Hospitals can lower the risk of M. chimaera outbreaks by keeping heater-cooler devices out of the clinical area.
Hospitals should remove heater-cooler devices (HCD) used in cardiac surgery from operating rooms and other clinical areas to reduce the risk of M. chimaera outbreaks.
However, moving HCDs might entail "engineering solutions," a study in the journal Infection Control & Hospital Epidemiology advises.
Researchers from Bern University Hospital in Switzerland offered several steps hospitals can take to prevent outbreaks linked to HCDs. M. chimaera is bacterium known to cause lung infections that have been fatal in half of the 70 cases identified in the US and Europe, the study noted.

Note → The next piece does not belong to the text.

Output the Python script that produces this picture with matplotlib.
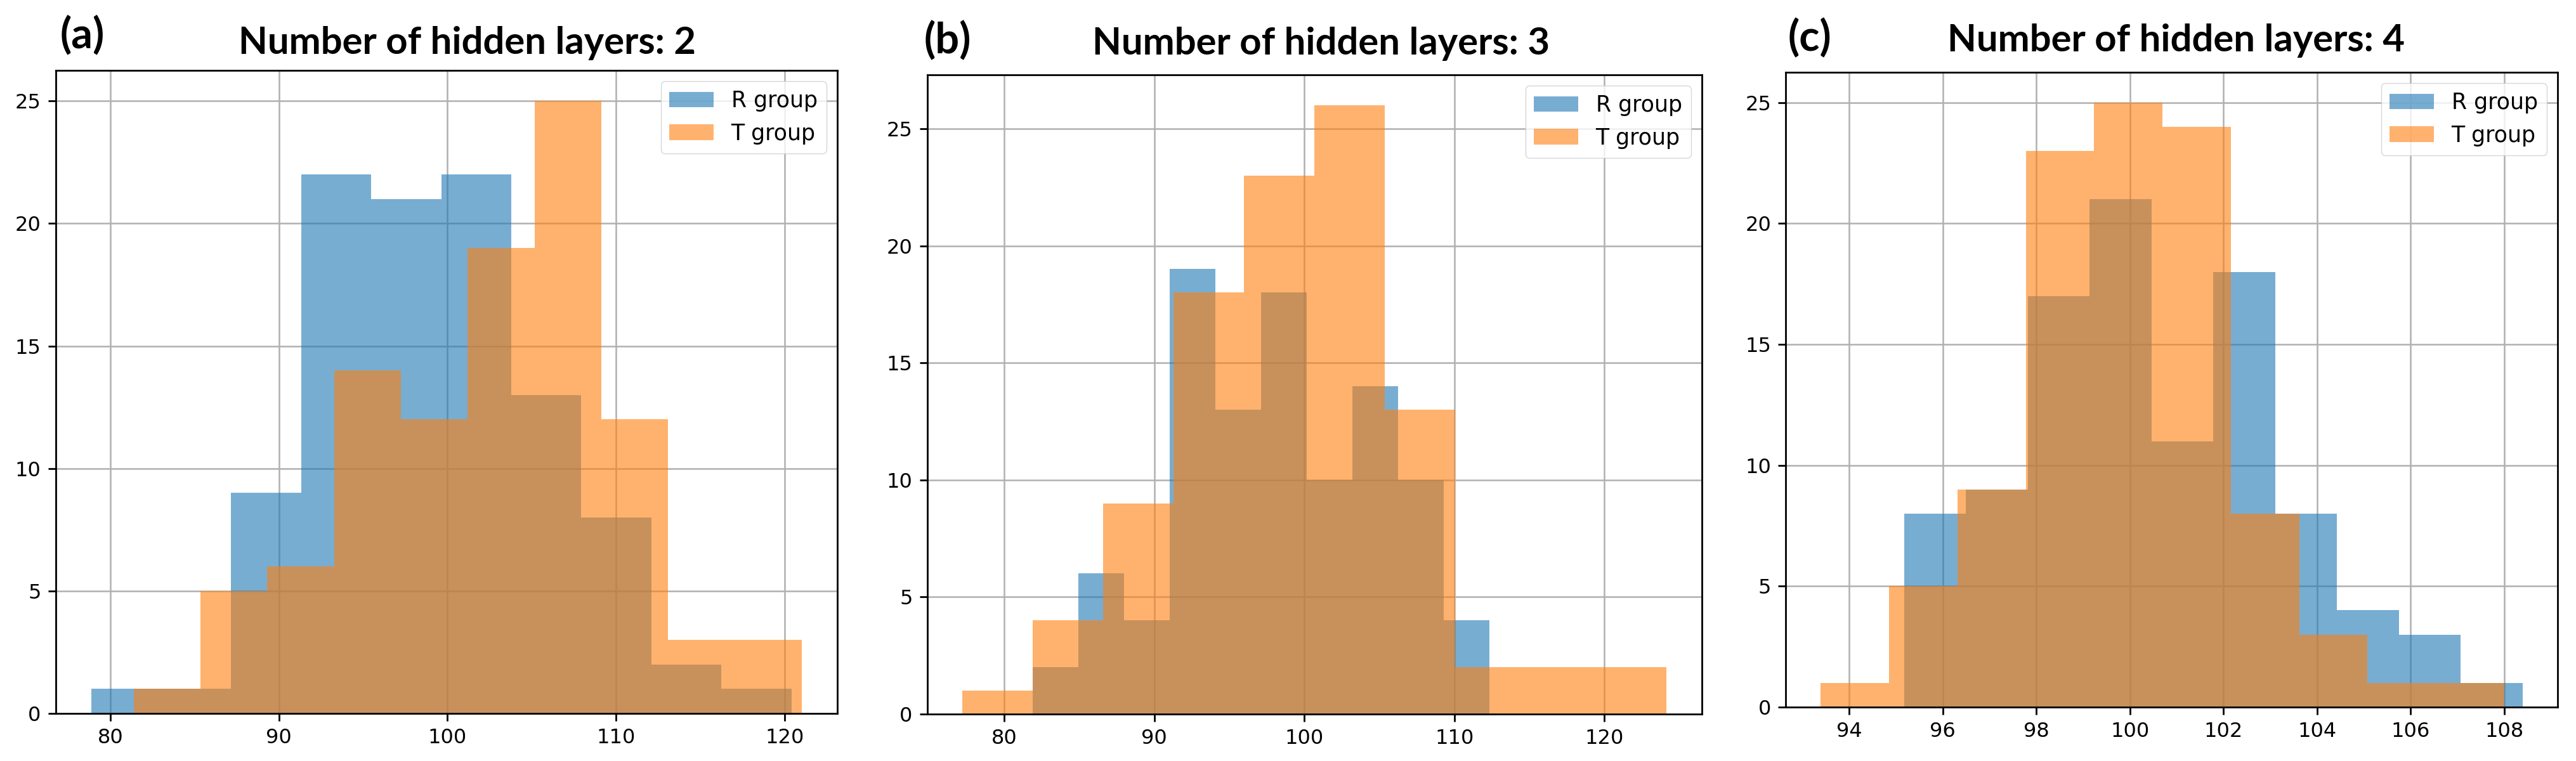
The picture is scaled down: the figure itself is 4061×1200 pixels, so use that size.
import numpy as np
import matplotlib
matplotlib.use("Agg")
import matplotlib.pyplot as plt

# histogram counts (10 bins per group)
# (a) 2 hidden layers
r_counts_2 = [1, 1, 9, 22, 21, 22, 13, 8, 2, 1]
r_range_2 = (78.86, 120.40)
t_counts_2 = [1, 5, 6, 14, 12, 19, 25, 12, 3, 3]
t_range_2 = (81.38, 121.01)

# (b) 3 hidden layers
r_counts_3 = [2, 6, 4, 19, 13, 18, 10, 14, 10, 4]
r_range_3 = (81.89, 112.36)
t_counts_3 = [1, 4, 9, 18, 23, 26, 13, 2, 2, 2]
t_range_3 = (77.20, 124.16)

# (c) 4 hidden layers
r_counts_4 = [8, 9, 17, 21, 11, 18, 8, 4, 3, 1]
r_range_4 = (95.17, 108.39)
t_counts_4 = [1, 5, 9, 23, 25, 24, 8, 3, 1, 1]
t_range_4 = (93.39, 108.00)

panels = [
    ("(a)", "Number of hidden layers: 2", r_counts_2, r_range_2, t_counts_2, t_range_2),
    ("(b)", "Number of hidden layers: 3", r_counts_3, r_range_3, t_counts_3, t_range_3),
    ("(c)", "Number of hidden layers: 4", r_counts_4, r_range_4, t_counts_4, t_range_4),
]

# axes boxes in pixels (left, top, right, bottom) of the 4061x1200 picture
W, H = 4061, 1200
boxes = [(87.5, 111, 1320, 1125), (1461.6, 118, 2683, 1126), (2815, 114, 4032, 1115)]
title_pos = [(736, 85), (2083, 86), (3430, 81)]
label_pos = [(95, 76), (1457, 84), (2819, 80)]

plt.rcParams['axes.linewidth'] = 2.0
plt.rcParams['xtick.major.width'] = 2.0
plt.rcParams['ytick.major.width'] = 2.0
plt.rcParams['xtick.major.size'] = 8.5
plt.rcParams['ytick.major.size'] = 8.5
plt.rcParams['xtick.major.pad'] = 8
plt.rcParams['ytick.major.pad'] = 8
plt.rcParams['grid.linewidth'] = 1.8

fig = plt.figure(figsize=(W / 100, H / 100), dpi=100)

head_font = ['Lato', 'Liberation Sans', 'DejaVu Sans']

for i, (tag, title, rc, rr, tc, tr) in enumerate(panels):
    l, t, r, b = boxes[i]
    ax = fig.add_axes([l / W, 1 - b / H, (r - l) / W, (b - t) / H])
    r_edges = np.linspace(rr[0], rr[1], len(rc) + 1)
    t_edges = np.linspace(tr[0], tr[1], len(tc) + 1)
    ax.hist(r_edges[:-1], bins=r_edges, weights=rc, alpha=0.6, label='R group')
    ax.hist(t_edges[:-1], bins=t_edges, weights=tc, alpha=0.6, label='T group')
    ax.grid(True)
    ax.set_axisbelow(True)
    ax.tick_params(labelsize=23)
    ax.legend(fontsize=25, loc='upper right')
    tx, ty = title_pos[i]
    fig.text(tx / W, 1 - ty / H, title, ha='center', va='baseline',
             fontsize=43, fontweight='bold', family=head_font)
    lx, ly = label_pos[i]
    fig.text(lx / W, 1 - ly / H, tag, ha='left', va='baseline',
             fontsize=48, fontweight='bold', family=head_font)

fig.savefig("out.png", dpi=100)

The Food and Drug Administration issued a "safety communication" in 2015 offering guidance to hospitals on how to prevent the infections, which have been linked to aerosolization of M. chimaera by fans in the HCD.
The timing and source of contamination of the HCDs remain unknown, the Swiss researchers acknowledged.
"While our understanding of the causes and the extent of the M. chimaera outbreak is growing, several aspects of patient management, device handling, and risk mitigation still require clarification," they wrote.
The FDA recommended that hospitals direct the HCD's vent exhaust away from the surgical field to mitigate the risk of aerosolizing heater-cooler tank water into the sterile field and exposing the patient.
However, the Swiss researchers instead suggested "strict separation of the HCD from operating room air is necessary to ensure patient safety, and these efforts may require engineering solutions."